En los próximos meses se abrirá una oportunidad única para contrastar esas tesis, pues los gobiernos locales estarán llamados a cumplir las nuevas obligaciones de transparencia exigidas por la reforma constitucional y las leyes generales en esa materia. Sin embargo, si se cruzaran apuestas, estoy seguro de que los momios correrían casi completos por el fracaso. Tanto, que la propia ley prevé que los municipios menos poblados son y seguirán siendo, de entrada, incapaces de honrar la Constitución y por eso dependerán por completo de los institutos de transparencia de los estados. El paternalismo completo: si tienen menos de 70 mil habitantes, han de considerarse menos responsables que los municipios más grandes.
¿Por qué ha de ser así, si la administración de las organizaciones pequeñas es siempre más sencilla que la gestión de los grandes gobiernos? ¿O acaso una pequeña empresa debe eximirse de pagar sus impuestos porque alguien como Carlos Slim asumió que esos negocios serán incapaces de llevar sus cuentas en orden? Según la evidencia empírica que tenemos a mano, los gobiernos municipales, más bien, tendrían que ser los campeones de la transparencia y la rendición de cuentas, precisamente porque sus cuentas son menos voluminosas, porque toman menos decisiones, porque los ciudadanos están más cerca y porque la tecnología de la que hoy disponemos es más accesible y más manejable que en cualquier otro momento de nuestra historia.

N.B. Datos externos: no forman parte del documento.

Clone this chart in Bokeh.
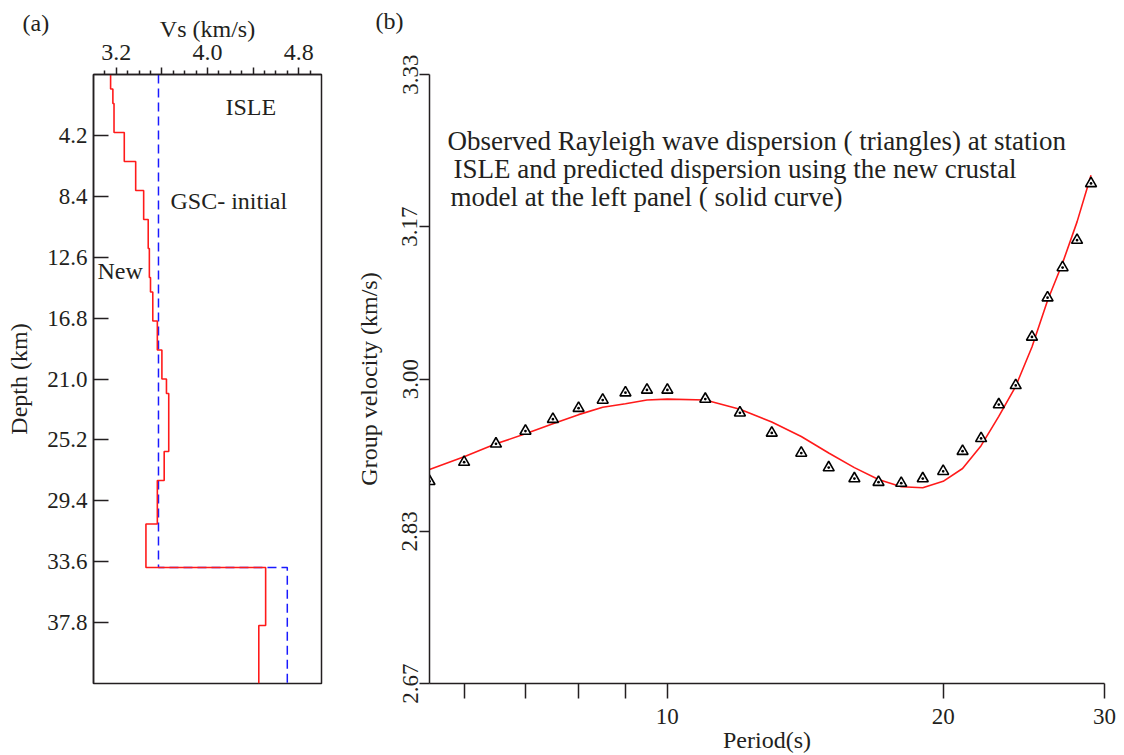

Si quisieran, esos gobiernos podrían responder mejor que cualquier otro a los reclamos sociales en contra de la opacidad y la corrupción. No es verdad que enfrenten desafíos imposibles: llevar un registro razonable de sus decisiones y de su contabilidad en archivos confiables no es una cuestión de tamaño sino de disciplina administrativa. Y poner esas decisiones y esos números al alcance de cualquier persona es hoy, gracias al desarrollo de las tecnologías de la información, una tarea mucho más fácil.
Es falso que por su propia naturaleza sean más oscuros y más proclives a la corrupción que los gobiernos más grandes. Y también que suceda así por sus limitadas capacidades. Si los gobiernos municipales del país han ganado mala fama durante el siglo XXI no ha sido por su tamaño ni por su incompetencia. La razón ha estado, acaso, en la captura de sus redes locales por intereses que llegan mucho más lejos: el régimen de partidos y su reparto estratégico de prebendas y candidaturas, el predominio político de los gobiernos de los estados y el peso específico de los poderes fácticos, que se han ido metiendo como hierba mala entre los rincones de los edificios municipales.
Con todo, ya no podrán seguir evadiendo la transparencia por mucho más tiempo. Y ese pequeño pero poderoso conjunto de obligaciones no sólo habrá de confrontarlos muy pronto con las prácticas que los convirtieron en los chivos expiatorios predilectos de los gobiernos más grandes, sino que les abrirá la puerta (por si quieren pasar del umbral) para hacer uso de su autonomía y probar que, en materia de atención a los asuntos estrictamente locales, pueden llegar a ser ejemplares. Esta vez tendremos datos de sobra para estimar cuál de las tesis que explicarían sus fracasos es más exacta: si su debilidad intrínseca e imposible de superar, o su subordinación a los tentáculos del régimen que los corrompió.